A couple of the 1,400 finished products at New Jersey’s Great Big Challah Bake.
Makes 2 loaves
1 and 2/3 cup warm water
1 tablespoon sugar
1 tablespoon dry yeast
4½ cups high-gluten flour
½ cup sugar
1/3 cup canola oil
2 teaspoon salt
1 egg and 1 tablespoon sugar for egg wash
1) Place yeast in a medium sized bowl with warm water and 1 tablespoon sugar. Let the yeast dissolve/bubble up for approximately 10 minutes.
2) Sift the flour directly into a large bowl (optional if flour is pre-sifted).
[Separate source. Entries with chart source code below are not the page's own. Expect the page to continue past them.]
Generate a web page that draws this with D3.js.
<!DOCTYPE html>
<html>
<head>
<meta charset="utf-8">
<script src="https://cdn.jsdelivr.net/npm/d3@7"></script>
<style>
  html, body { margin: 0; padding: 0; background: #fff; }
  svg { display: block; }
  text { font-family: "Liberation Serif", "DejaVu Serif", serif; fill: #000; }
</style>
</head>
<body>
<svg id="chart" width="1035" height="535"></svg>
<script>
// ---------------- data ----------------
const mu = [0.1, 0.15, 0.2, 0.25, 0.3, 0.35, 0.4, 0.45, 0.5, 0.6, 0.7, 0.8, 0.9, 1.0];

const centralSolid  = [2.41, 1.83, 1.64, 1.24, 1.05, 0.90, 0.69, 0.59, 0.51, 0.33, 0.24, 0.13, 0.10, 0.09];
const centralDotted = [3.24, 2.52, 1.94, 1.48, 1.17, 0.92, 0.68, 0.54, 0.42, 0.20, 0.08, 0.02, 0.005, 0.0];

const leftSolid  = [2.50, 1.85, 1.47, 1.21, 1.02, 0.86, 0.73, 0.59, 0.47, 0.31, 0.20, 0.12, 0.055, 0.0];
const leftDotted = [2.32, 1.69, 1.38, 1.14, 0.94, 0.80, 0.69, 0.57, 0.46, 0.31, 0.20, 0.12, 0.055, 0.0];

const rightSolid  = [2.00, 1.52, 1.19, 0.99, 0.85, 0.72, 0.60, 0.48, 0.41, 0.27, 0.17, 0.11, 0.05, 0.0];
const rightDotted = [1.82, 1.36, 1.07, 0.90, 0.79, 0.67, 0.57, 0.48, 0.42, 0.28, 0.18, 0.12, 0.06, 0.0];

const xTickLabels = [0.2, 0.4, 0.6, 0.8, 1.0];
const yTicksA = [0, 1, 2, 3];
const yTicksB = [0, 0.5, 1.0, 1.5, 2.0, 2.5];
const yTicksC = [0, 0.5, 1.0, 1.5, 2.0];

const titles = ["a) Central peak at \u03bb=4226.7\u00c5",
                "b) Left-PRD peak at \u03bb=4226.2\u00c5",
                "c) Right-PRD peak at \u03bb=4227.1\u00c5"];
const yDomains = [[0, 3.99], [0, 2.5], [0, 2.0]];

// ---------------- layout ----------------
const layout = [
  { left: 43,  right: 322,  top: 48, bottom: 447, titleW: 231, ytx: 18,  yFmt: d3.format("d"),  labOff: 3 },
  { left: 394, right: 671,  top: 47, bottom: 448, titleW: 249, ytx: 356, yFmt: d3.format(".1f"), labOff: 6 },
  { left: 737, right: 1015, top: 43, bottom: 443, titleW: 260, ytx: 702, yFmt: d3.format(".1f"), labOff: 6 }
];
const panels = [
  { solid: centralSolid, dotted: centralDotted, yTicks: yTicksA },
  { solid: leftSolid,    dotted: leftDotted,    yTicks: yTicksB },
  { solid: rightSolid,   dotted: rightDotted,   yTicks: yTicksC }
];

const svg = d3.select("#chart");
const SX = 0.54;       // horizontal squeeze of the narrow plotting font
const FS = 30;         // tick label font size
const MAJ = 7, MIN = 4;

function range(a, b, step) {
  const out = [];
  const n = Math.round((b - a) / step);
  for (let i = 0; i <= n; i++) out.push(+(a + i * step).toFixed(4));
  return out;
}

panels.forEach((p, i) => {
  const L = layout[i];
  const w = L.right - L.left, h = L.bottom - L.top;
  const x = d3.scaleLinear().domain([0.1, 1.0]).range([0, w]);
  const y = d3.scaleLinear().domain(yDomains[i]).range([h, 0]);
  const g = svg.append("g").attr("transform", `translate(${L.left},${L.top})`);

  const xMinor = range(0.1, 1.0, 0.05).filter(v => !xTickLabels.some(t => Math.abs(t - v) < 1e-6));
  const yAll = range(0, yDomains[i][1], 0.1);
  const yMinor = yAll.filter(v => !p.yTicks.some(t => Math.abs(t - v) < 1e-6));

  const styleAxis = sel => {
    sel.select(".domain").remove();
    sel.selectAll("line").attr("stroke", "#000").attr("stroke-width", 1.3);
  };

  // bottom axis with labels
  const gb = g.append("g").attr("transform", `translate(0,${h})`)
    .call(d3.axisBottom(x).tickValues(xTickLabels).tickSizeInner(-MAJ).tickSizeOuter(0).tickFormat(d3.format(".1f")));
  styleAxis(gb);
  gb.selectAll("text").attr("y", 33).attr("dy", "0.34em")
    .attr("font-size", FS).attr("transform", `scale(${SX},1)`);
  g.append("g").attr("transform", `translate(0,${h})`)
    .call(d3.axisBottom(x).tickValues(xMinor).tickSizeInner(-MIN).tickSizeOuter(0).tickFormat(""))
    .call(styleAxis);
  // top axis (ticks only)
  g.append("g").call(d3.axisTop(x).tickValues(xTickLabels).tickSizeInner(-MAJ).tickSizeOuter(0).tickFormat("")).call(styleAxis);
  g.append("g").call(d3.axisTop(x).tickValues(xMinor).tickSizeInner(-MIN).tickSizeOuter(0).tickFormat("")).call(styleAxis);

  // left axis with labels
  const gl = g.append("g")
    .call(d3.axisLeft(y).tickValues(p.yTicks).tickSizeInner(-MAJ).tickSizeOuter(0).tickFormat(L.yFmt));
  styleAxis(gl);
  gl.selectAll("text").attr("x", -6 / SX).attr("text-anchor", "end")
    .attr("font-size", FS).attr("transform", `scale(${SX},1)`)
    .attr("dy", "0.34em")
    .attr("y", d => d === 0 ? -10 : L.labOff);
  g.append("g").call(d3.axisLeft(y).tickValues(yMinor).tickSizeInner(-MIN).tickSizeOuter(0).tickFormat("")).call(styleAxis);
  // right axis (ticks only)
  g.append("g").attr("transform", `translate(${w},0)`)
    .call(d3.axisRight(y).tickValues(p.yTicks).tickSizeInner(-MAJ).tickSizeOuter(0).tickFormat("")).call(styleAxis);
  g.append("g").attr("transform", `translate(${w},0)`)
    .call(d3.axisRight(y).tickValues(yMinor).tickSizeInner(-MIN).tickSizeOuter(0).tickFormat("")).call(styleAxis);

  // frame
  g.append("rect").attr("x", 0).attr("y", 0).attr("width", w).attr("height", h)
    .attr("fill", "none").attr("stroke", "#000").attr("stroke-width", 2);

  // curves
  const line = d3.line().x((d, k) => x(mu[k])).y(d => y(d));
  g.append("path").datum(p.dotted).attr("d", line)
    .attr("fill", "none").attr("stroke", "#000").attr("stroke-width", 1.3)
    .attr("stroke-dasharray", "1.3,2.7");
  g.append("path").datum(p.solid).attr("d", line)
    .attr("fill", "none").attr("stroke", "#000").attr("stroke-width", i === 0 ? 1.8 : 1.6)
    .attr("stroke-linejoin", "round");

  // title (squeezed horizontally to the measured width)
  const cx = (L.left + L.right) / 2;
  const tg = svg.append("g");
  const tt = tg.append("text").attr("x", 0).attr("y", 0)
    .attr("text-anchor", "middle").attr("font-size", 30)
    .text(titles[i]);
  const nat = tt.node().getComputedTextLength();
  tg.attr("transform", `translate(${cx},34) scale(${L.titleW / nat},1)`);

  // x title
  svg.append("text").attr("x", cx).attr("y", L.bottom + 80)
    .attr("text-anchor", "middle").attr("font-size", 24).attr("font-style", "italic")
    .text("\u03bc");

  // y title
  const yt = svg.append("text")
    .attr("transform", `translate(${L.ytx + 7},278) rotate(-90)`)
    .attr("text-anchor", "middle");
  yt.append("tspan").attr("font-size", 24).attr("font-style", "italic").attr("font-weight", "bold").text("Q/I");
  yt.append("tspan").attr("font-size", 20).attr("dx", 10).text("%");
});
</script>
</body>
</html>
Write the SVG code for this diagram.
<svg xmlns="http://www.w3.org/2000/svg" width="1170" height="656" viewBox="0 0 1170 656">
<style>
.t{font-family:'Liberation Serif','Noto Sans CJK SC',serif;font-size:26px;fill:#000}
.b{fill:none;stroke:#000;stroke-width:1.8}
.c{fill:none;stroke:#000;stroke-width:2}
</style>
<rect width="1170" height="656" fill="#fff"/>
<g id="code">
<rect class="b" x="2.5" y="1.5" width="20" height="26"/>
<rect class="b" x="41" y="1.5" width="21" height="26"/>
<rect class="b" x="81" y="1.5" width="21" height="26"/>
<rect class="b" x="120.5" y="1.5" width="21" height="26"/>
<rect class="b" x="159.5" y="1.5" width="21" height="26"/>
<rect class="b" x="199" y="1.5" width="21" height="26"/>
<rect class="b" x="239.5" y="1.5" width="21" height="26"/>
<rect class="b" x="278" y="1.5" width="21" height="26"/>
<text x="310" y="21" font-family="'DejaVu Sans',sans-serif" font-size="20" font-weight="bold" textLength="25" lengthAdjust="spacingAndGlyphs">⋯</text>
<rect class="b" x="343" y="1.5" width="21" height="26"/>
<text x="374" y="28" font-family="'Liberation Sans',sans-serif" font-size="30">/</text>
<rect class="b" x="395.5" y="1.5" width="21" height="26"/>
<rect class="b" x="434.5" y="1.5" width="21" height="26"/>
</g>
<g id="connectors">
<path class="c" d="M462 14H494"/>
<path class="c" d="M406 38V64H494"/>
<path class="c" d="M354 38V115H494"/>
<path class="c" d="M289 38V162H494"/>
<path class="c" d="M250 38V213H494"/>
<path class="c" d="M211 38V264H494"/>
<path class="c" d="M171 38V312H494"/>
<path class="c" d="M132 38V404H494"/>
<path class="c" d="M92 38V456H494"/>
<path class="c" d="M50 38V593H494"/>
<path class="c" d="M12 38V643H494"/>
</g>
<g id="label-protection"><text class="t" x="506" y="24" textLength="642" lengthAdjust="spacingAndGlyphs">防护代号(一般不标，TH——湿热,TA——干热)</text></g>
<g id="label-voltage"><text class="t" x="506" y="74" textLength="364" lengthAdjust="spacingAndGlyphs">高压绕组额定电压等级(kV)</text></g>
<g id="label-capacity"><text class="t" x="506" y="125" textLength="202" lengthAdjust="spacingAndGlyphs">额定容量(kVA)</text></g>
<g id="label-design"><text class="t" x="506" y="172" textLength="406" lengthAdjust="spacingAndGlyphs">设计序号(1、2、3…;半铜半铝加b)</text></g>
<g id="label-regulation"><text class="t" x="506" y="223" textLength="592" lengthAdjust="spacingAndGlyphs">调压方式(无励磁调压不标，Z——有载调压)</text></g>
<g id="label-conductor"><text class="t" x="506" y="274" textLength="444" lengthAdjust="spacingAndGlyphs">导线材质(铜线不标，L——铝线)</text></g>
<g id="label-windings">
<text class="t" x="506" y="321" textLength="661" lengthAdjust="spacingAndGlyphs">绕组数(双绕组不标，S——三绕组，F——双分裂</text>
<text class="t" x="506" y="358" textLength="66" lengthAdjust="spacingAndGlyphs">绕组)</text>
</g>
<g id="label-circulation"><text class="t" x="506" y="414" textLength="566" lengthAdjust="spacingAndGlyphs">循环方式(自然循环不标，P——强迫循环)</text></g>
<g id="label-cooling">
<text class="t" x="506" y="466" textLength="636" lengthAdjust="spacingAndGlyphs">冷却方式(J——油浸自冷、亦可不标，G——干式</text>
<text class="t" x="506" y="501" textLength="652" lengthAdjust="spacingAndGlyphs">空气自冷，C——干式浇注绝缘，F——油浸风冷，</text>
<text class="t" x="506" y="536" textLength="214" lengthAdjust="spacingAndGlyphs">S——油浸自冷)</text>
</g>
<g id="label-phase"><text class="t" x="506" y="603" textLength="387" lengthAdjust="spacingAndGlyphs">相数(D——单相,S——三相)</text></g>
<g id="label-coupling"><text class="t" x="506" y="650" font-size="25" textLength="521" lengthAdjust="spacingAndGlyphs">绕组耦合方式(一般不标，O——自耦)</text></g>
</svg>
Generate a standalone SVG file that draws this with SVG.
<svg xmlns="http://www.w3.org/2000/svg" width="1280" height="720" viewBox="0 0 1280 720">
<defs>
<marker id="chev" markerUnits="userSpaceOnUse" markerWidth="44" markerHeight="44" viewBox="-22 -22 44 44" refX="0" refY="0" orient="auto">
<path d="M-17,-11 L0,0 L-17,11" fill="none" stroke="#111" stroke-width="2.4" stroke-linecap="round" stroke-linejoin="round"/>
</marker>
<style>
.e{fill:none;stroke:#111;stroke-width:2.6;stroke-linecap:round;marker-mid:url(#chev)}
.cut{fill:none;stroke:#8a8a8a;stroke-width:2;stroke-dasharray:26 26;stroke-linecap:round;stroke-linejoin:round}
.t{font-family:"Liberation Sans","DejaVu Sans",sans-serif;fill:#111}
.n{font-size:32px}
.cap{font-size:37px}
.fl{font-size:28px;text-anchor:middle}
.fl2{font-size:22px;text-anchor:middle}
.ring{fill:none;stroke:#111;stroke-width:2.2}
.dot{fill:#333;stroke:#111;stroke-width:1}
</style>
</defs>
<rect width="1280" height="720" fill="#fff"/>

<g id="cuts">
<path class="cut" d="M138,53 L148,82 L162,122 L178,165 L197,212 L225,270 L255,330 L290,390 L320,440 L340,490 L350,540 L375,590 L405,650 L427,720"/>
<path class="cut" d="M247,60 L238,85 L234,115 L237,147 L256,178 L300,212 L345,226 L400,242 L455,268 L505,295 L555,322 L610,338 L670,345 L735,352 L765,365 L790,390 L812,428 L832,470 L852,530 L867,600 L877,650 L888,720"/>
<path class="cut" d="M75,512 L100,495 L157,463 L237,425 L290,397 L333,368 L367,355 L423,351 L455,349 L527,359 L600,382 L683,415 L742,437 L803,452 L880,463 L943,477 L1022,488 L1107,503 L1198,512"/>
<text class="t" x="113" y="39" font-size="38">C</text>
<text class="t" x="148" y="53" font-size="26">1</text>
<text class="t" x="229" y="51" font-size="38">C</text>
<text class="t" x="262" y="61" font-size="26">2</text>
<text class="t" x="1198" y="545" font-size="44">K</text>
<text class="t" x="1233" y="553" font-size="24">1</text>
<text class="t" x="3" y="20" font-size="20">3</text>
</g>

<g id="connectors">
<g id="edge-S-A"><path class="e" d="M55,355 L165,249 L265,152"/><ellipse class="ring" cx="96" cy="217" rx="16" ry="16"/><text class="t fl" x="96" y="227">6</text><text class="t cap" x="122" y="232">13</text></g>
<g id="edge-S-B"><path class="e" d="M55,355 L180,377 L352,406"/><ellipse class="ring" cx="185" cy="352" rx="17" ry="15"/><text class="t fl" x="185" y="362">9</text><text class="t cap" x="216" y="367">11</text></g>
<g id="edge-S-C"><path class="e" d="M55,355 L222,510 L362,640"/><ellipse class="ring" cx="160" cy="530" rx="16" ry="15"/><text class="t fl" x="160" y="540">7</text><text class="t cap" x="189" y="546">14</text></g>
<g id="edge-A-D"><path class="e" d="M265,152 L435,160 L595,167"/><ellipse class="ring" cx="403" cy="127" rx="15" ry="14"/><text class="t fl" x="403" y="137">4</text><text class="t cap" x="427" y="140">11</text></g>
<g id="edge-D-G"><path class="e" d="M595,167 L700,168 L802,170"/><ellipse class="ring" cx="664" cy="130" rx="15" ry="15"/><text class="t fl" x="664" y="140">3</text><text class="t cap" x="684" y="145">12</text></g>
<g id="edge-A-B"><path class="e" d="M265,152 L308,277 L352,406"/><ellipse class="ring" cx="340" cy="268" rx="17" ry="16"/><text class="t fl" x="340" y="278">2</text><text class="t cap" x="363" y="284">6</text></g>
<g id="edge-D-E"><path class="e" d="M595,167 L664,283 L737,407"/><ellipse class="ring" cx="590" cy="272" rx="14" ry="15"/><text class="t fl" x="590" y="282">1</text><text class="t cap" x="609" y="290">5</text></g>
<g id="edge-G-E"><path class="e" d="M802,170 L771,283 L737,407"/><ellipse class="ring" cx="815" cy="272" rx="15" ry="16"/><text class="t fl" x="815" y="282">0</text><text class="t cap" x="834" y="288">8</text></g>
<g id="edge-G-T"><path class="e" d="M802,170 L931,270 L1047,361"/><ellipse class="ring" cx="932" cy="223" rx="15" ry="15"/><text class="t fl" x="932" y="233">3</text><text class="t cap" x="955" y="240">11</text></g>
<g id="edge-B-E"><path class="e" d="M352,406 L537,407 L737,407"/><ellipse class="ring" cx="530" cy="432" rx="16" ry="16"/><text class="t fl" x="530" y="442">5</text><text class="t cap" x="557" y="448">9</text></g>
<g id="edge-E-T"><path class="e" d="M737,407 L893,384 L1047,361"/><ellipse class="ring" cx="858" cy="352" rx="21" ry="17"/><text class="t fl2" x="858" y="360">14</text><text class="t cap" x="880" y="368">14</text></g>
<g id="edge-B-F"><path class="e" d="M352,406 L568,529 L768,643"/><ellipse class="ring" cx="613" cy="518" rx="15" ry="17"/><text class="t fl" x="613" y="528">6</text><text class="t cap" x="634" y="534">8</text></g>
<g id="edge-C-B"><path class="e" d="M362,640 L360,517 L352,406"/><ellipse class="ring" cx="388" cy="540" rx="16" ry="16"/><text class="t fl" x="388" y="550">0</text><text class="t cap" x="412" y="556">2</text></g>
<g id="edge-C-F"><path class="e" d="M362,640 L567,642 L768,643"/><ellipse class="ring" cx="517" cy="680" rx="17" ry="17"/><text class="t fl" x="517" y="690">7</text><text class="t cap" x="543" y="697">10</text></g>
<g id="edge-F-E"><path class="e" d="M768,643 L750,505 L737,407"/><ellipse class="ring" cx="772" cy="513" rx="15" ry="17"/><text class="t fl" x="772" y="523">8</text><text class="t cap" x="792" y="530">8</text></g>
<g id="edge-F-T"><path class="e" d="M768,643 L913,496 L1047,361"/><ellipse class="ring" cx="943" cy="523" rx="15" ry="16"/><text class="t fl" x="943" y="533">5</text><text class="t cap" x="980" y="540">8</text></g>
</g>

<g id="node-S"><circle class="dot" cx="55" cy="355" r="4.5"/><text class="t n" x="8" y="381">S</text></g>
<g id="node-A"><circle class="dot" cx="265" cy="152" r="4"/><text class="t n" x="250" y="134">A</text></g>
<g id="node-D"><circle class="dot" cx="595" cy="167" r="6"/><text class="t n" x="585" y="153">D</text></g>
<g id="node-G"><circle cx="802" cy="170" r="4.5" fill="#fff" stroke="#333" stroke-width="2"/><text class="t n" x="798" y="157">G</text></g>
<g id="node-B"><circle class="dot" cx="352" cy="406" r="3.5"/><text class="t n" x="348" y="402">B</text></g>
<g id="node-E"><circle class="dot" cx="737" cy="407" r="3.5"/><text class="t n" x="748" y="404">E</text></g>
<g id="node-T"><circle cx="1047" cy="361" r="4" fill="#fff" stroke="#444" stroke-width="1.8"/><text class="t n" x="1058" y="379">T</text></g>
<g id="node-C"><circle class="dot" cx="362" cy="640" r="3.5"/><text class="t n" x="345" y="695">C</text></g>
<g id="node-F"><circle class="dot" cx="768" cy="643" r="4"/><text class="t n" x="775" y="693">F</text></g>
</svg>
3) Add sugar and salt and mix.
4) Make a well in the middle of the flour mixture and add the oil and proofed yeast. Knead the dough for about ten minutes until it feels smooth.
5) Pour 2 tablespoon of oil on the dough and cover with saran wrap and or damp dish towel. Allow dough to rise for 1½ to two hours in a warm place if possible or until it doubles in size.
6) Gently punch down the dough.
If you have used at least 5 pounds of flour then at this point you have an opportunity to do hafrashat challah — the ritual separation of the dough into two separate parts.
7) Knead the dough again and put on a lightly floured surface. Divide the dough into even sections. Braid the dough and place on a pan or baking sheet lined with parchment paper. The loaves will rise and expand while baking so leave sufficient space between them.
8) Beat egg and 1 tsp sugar and brush over top of challahs. Add toppings (sesame seeds, poppy seeds etc.) and let challah rise again for up to an hour.
9) Preheat over to 350 degrees F and bake for around 30 minutes on center rack until the challah turns golden brown and feels hollow on the bottom remove from pan and let cool on a wire rack.